Кто бы мог подумать? Кто бы мог подумать? Кто бы мог подумать? Восклицают шарообразные бабушки, бабоньки-ноги, девчушки, милые, грязные, вонючие и не очень старички, серые прямые линии между клеточек, ну точно же не вы! Каждая написанная буква – ирония, наши роды, пуповины, внучата, аккаунты – ирония, аристократы с сотнями фолловеров с гордо поднятыми бородатыми подбородками и привычкой самозабвенно, по-метросексуальски онанировать на самих себя, аристократки с сотнями фолловеров и точками в конце предложений,

самореализущиеся, самоуважающие, самостоятельные, самоутверждающие, самозабвенно самопровозглашающие самоправду с самой большой "Пи..." в бложиках, статусах, потешно скачивающих стрыкало на мп3, все это потешно

23.10.13



Холодно, и дрожат где-то чьи-то колени, время сошло с ума, оно съехало с рельс и трансформируется в спираль, оно натягивается тетивой и сшибает затем стены и пальцы, оно правда сошло с ума. Слишком быстро часы затягивают петельки на тощих лебединых шеях. В это вся моя эпичная неудачная удача. Неудачная удача – своеобразный феномен, как объяснить медленное прототоржество оползня, несущего в себе драгоценности бронзового века? Есть и иная потеха – собирать словечки в узлы и хитроумные водопады, обрушивать их на клавиатуру неиссякаемыми Ганнибаловскими полками, продираясь, искать смысл среди разрозненных партизанов Великого русского.
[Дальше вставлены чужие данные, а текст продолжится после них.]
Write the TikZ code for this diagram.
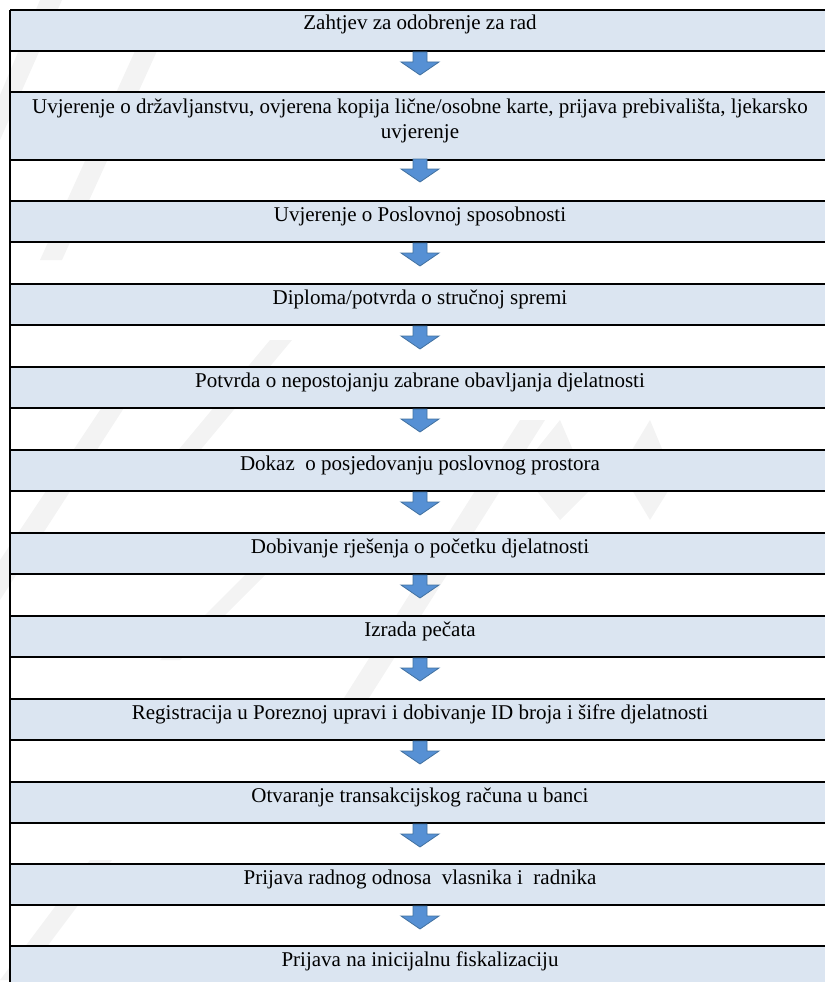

Отсутствие смыслов ты компенсируешь самолюбованием, ты – кичливой размазней по лицу, дешевой косметикой бездарности, мне хватит самого удовольствия строить делириум

28.10.13



Чайное зеркало; темная, чересчур шоколадная пленка на горьковатой горячей субстанции крадет блики, танцует, играется. Через месяца тихая зеленоватая эмаль кружки скроется за оккупацией безвкусного сока черных листьев. Я очень ленив, потому... что; потому эта дрянь хочет залезть в мой желудок очень настойчиво, эдакий суррогат настоящего напитка, отходы, замурованные в бумажный пакетированный гроб

Многие любят чай, чай, чай, чай. Обожаю чай, пью чай всегда, везде, в любом положении-месторасположении тела, пью чай в горячей точке возле батарей, в космосе и во сне, под снегом и гипнозом, пью чай хороший, качественный и уважительно-положительно зеленый, пью чай дрянной, пакетированный, дешевый и презрительно черный, красный, белый, месячный, любой пью



Забавный, возникающий, деградационный аппарат ехидно ухмыляющийся и стильно пьяный, варикозно вредный и ревниво брезгливый, молодой гнойник, заболоченный атеистами, антипацифистами, партизанно-националистскими десертами, пареный над костром христиан-фанатиков, иудеев-бородачей, мусульман-подрывников, всех-всех-всех плохих ребят! Суматошные без веры, глупо-глубоко прокрастинированные до лоботомии задниц, остро социальные, такие забавненькие маленькие детки под пяткой пузатых зубастых училок-перделок-лжевоспитатльниц доходят до ягодично-вагинальной философии, хорошо-о! Лови иронию, любите шутку, как любил товарищ Дау. Фанаты Ницше за горло с фанатами Нового Завета, вдали сидят мальчонки и наблюдают действо, запихивая в рот отважные морковки. Вот потеха! И смешно, ведь тех рабов от тех не отличить, э-хей, к чему ваши пафосные фэйсы, речи, блюда, лица, стоят ли плевка верблюда сумятица и выпёживание далеко не силиконовой груди вперед?